ULID Timestamp Extractor

About This Tool

This tool extracts the leading 48 bits (10 Crockford Base32 characters) of a ULID to recover the UNIX epoch (milliseconds), then lists it in UTC and a chosen display time zone. All processing happens entirely in the browser (no data is sent).

Display time zone
Detected locally:
Total: 0 / Success: 0 / Fail: 0
# Input UTC(ISO 8601) Display TZ (ISO-like) TZ info Epoch(ms) rand(80b hex)

How to use

  1. Paste your ULIDs into the textarea above (one per line, case-insensitive.

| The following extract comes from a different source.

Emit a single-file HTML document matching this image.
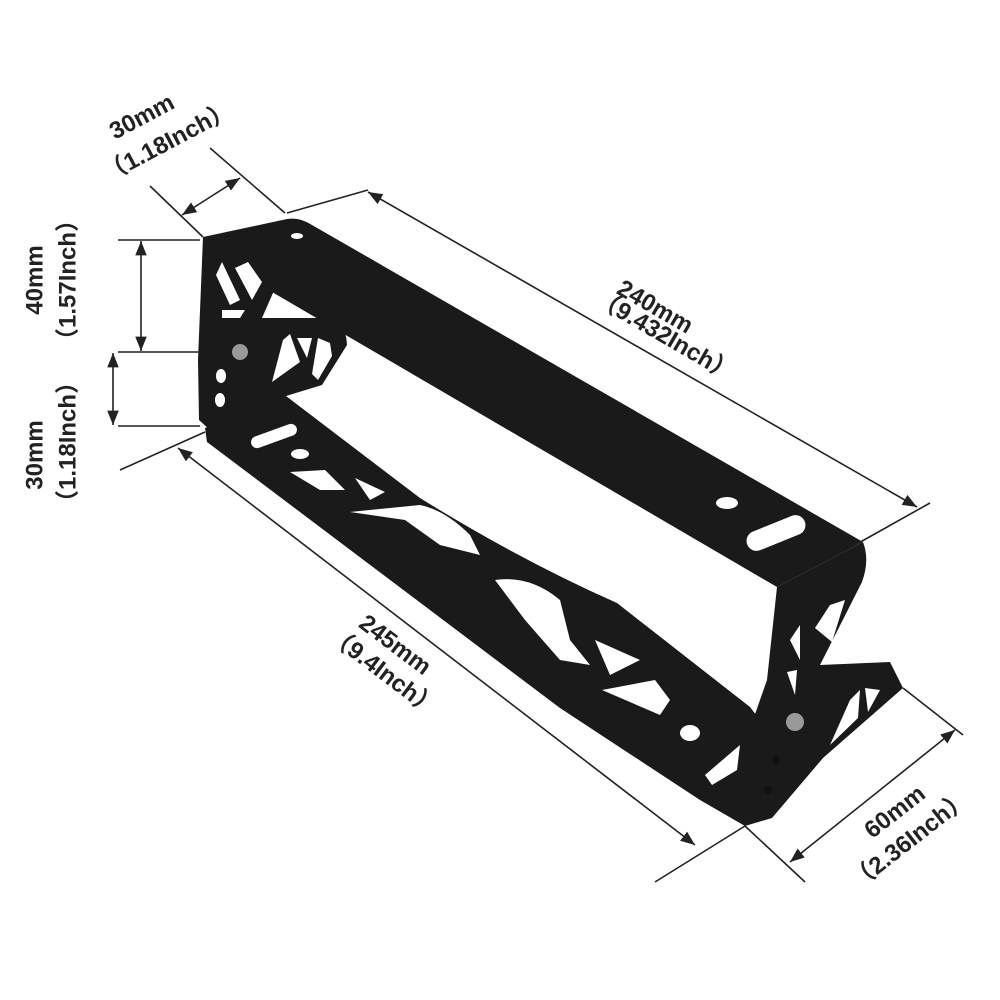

Hyphens are ignored).
  2. Choose a display time zone: switch between IANA zones (e.g., Asia/Tokyo) or fixed offsets (UTC±HH:MM, 30-minute steps).
  3. Press Parse to list the UTC and selected TZ datetimes, the milliseconds, and the 80-bit randomness. You can copy or download the table.

Cautions

  • A ULID stores the epoch milliseconds in the first 10 characters. Time zones do not affect the stored value—only how it is shown.
  • It uses 0123456789ABCDEFGHJKMNPQRSTVWXYZ (Crockford Base32), which omits I/L/O/U.
  • Blank lines are ignored. If a line contains multiple ULIDs, only the first match is used.

What is a ULID?

A ULID is a 128-bit identifier: the first 48 bits are the UNIX epoch (milliseconds) and the remaining 80 bits are random. The first 10 characters encode the time and the remaining 16 encode randomness, making chronological sorting easy.